イングランド協会=FAの名称は傲慢さの表れ!?
ニッカンサッカー 2015年9月17日 10:00配信
読者のみなさんはFAと聞いて何を思い出すだろうか。
どこのクラブとも契約可能なフリーエージェント選手のことを考えるかもしれない。
だがイングランドのサッカー関係者、ファンにとってFAとは「イングランド・サッカー協会」のことだ。FAはフットボール・アソシエーションの略。例えば日本協会はJFA(ジャパン・フットボール・アソシエーション)と呼ばれる。それに対し、イングランド協会はイングランドのEをつけてEFAとは呼ばれない。
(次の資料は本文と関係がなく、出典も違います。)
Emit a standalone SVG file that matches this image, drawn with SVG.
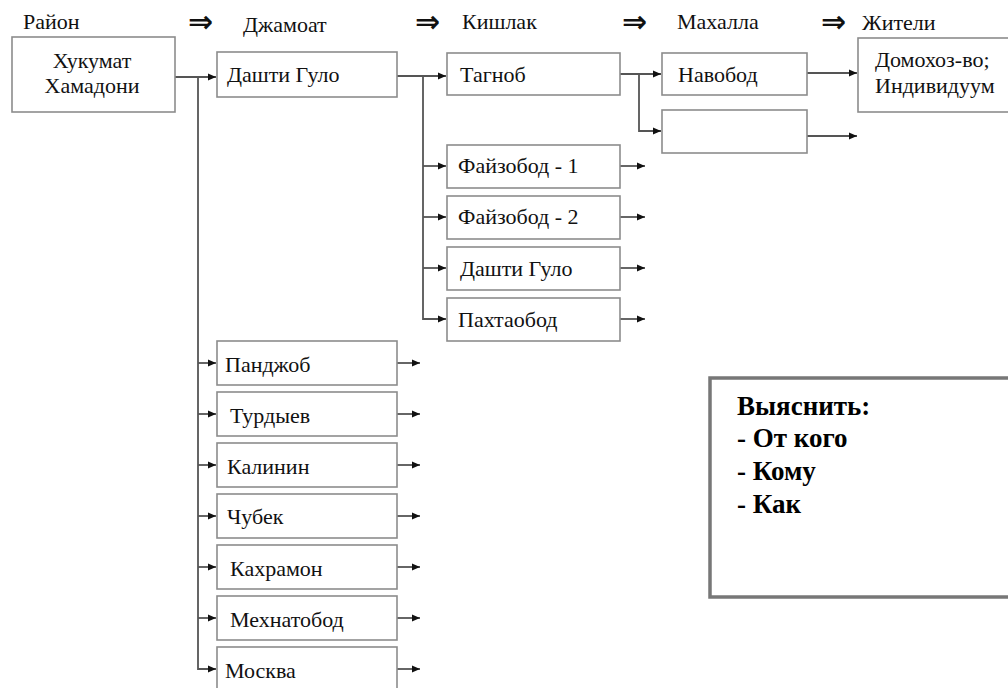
<svg xmlns="http://www.w3.org/2000/svg" width="1008" height="688" viewBox="0 0 1008 688">
<defs>
<style>
.box{fill:#fff;stroke:#8c8c8c;stroke-width:1.6}
.t{font-family:'Liberation Serif','DejaVu Serif',serif;font-size:22px;fill:#111}
.h{font-family:'Liberation Serif','DejaVu Serif',serif;font-size:22px;fill:#111}
.ar{font-family:'DejaVu Sans',sans-serif;font-size:30px;font-weight:bold;fill:#111}
.b{font-family:'Liberation Serif','DejaVu Serif',serif;font-size:27px;font-weight:bold;fill:#000}
.c{fill:none;stroke:#555;stroke-width:1.8}
</style>
<marker id="ah" markerUnits="userSpaceOnUse" markerWidth="9" markerHeight="8" refX="8" refY="4" orient="auto">
<path d="M0,0.5 L8,4 L0,7.5 Z" fill="#111"/>
</marker>
</defs>
<rect width="1008" height="688" fill="#fff"/>

<g id="headers">
<text class="h" x="23" y="29">Район</text>
<text class="ar" x="188" y="32">⇒</text>
<text class="h" x="243" y="32">Джамоат</text>
<text class="ar" x="415" y="32">⇒</text>
<text class="h" x="462" y="29">Кишлак</text>
<text class="ar" x="622" y="32">⇒</text>
<text class="h" x="677" y="29">Махалла</text>
<text class="ar" x="821" y="32">⇒</text>
<text class="h" x="862" y="30">Жители</text>
</g>

<g id="connectors">
<path class="c" d="M175,77 H216" marker-end="url(#ah)"/>
<path class="c" d="M198,77 V669 H216" marker-end="url(#ah)"/>
<path class="c" d="M198,363 H216" marker-end="url(#ah)"/>
<path class="c" d="M198,414 H216" marker-end="url(#ah)"/>
<path class="c" d="M198,465 H216" marker-end="url(#ah)"/>
<path class="c" d="M198,516 H216" marker-end="url(#ah)"/>
<path class="c" d="M198,567 H216" marker-end="url(#ah)"/>
<path class="c" d="M198,618 H216" marker-end="url(#ah)"/>
<path class="c" d="M397,76 H446" marker-end="url(#ah)"/>
<path class="c" d="M423,76 V319 H446" marker-end="url(#ah)"/>
<path class="c" d="M423,166 H446" marker-end="url(#ah)"/>
<path class="c" d="M423,217 H446" marker-end="url(#ah)"/>
<path class="c" d="M423,268 H446" marker-end="url(#ah)"/>
<path class="c" d="M620,74 H661" marker-end="url(#ah)"/>
<path class="c" d="M639,74 V131 H661" marker-end="url(#ah)"/>
<path class="c" d="M807,73 H857" marker-end="url(#ah)"/>
<path class="c" d="M807,136 H857" marker-end="url(#ah)"/>
<path class="c" d="M620,166 H645" marker-end="url(#ah)"/>
<path class="c" d="M620,217 H645" marker-end="url(#ah)"/>
<path class="c" d="M620,268 H645" marker-end="url(#ah)"/>
<path class="c" d="M620,319 H645" marker-end="url(#ah)"/>
<path class="c" d="M397,363 H420" marker-end="url(#ah)"/>
<path class="c" d="M397,414 H420" marker-end="url(#ah)"/>
<path class="c" d="M397,465 H420" marker-end="url(#ah)"/>
<path class="c" d="M397,516 H420" marker-end="url(#ah)"/>
<path class="c" d="M397,567 H420" marker-end="url(#ah)"/>
<path class="c" d="M397,618 H420" marker-end="url(#ah)"/>
<path class="c" d="M397,669 H420" marker-end="url(#ah)"/>
</g>

<g id="n-khukumat"><rect class="box" x="12" y="37" width="163" height="75"/>
<text class="t" x="92" y="68" text-anchor="middle">Хукумат</text>
<text class="t" x="92" y="93" text-anchor="middle">Хамадони</text></g>

<g id="n-dashti-gulo"><rect class="box" x="217" y="52" width="180" height="45"/>
<text class="t" x="227" y="82">Дашти Гуло</text></g>

<g id="n-tagnob"><rect class="box" x="447" y="53" width="173" height="42"/>
<text class="t" x="460" y="82">Тагноб</text></g>
<g id="n-faizobod1"><rect class="box" x="447" y="145" width="173" height="43"/>
<text class="t" x="458" y="173">Файзобод - 1</text></g>
<g id="n-faizobod2"><rect class="box" x="447" y="196" width="173" height="43"/>
<text class="t" x="458" y="224">Файзобод - 2</text></g>
<g id="n-dashti-gulo-k"><rect class="box" x="447" y="247" width="173" height="43"/>
<text class="t" x="460" y="276">Дашти Гуло</text></g>
<g id="n-pakhtaobod"><rect class="box" x="447" y="298" width="173" height="43"/>
<text class="t" x="458" y="327">Пахтаобод</text></g>

<g id="n-navobod"><rect class="box" x="662" y="53" width="145" height="42"/>
<text class="t" x="678" y="82">Навобод</text></g>
<g id="n-empty"><rect class="box" x="662" y="110" width="145" height="43"/></g>

<g id="n-domokhoz"><rect class="box" x="858" y="38" width="160" height="74"/>
<text class="t" x="875" y="67">Домохоз-во;</text>
<text class="t" x="875" y="93">Индивидуум</text></g>

<g id="n-panjob"><rect class="box" x="217" y="341" width="180" height="44"/>
<text class="t" x="225" y="372">Панджоб</text></g>
<g id="n-turdyev"><rect class="box" x="217" y="392" width="180" height="44"/>
<text class="t" x="230" y="423">Турдыев</text></g>
<g id="n-kalinin"><rect class="box" x="217" y="443" width="180" height="44"/>
<text class="t" x="227" y="474">Калинин</text></g>
<g id="n-chubek"><rect class="box" x="217" y="494" width="180" height="44"/>
<text class="t" x="227" y="524">Чубек</text></g>
<g id="n-kakhramon"><rect class="box" x="217" y="545" width="180" height="44"/>
<text class="t" x="230" y="576">Кахрамон</text></g>
<g id="n-mekhnatobod"><rect class="box" x="217" y="596" width="180" height="44"/>
<text class="t" x="230" y="627">Мехнатобод</text></g>
<g id="n-moskva"><rect class="box" x="217" y="647" width="180" height="50"/>
<text class="t" x="225" y="678">Москва</text></g>

<g id="n-note">
<rect x="710" y="378" width="310" height="219" fill="#fff" stroke="#777" stroke-width="3.5"/>
<text class="b" x="737" y="415">Выяснить:</text>
<text class="b" x="737" y="447">- От кого</text>
<text class="b" x="737" y="480">- Кому</text>
<text class="b" x="737" y="513">- Как</text>
</g>
</svg>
正式には「ザ」をつけて「The FA」という。
なぜかと言えば、イングランド協会は1863年に設立された世界最古の協会だから。当時からFAといえばイングランド協会のことで、それがそのまま現在まで続いている。
しかし世界中でサッカーが行われるようになり、各国に協会がある今、いつまでも「FA=イングランド協会」というのは、傲慢(ごうまん)な考えなのではないか、という声も聞かれるようになってきた。
今年3月からFAのCEOに就任したマーティン・グレン氏もそれを認めている。9日に報道陣に対応したグレン氏は「我々は周囲から傲慢だと認識されていると思う。私自身は必ずしもそうだとは思わないが、そう見られているのには問題がある。国際試合に行くと、他の人たちはドイツ協会、フランス協会…とあいさつするが、我々は『ハイ、僕はマーティン・グレン。FAから来ました』だから。『どこのFAだよ』ってことになる」と説明。さらに、各国との連係をより強く、スムーズにするためなら、名称変更の可能性もあると示唆した。
筆者も以前、プロ野球を担当していた時代に似たようなことを考えた。米大リーグ優勝を決める試合が「ワールドシリーズ」と呼ばれていることについてだ。
日本でも、韓国でも、ドミニカ共和国やベネズエラでも野球は盛んなのに、なぜ米国の1位を決める試合が「ワールドシリーズ」なのか?
当時、ロッテを指揮していたボビー・バレンタイン監督に聞いたところ、「最初にワールドシリーズが行われたころ、野球は米国でしか行われておらず、米国=世界だった。その呼び名が今も続いているのだろう」という答えが返ってきた。まさにイングランド協会が今でもFAと呼ばれているのと同じ理由だ。
筆者の勝手な推測だが、(それほど悪意はないとは思うが)米国=世界だと思っている人間の多い米国で「ワールドシリーズ」を「アメリカンシリーズ」に変えようという動きは、何年たっても生まれないと思う。
それに比べ「自分たちは傲慢かも」と考えるCEOがいるだけ、イングランド協会は周りが見えているのかもしれない。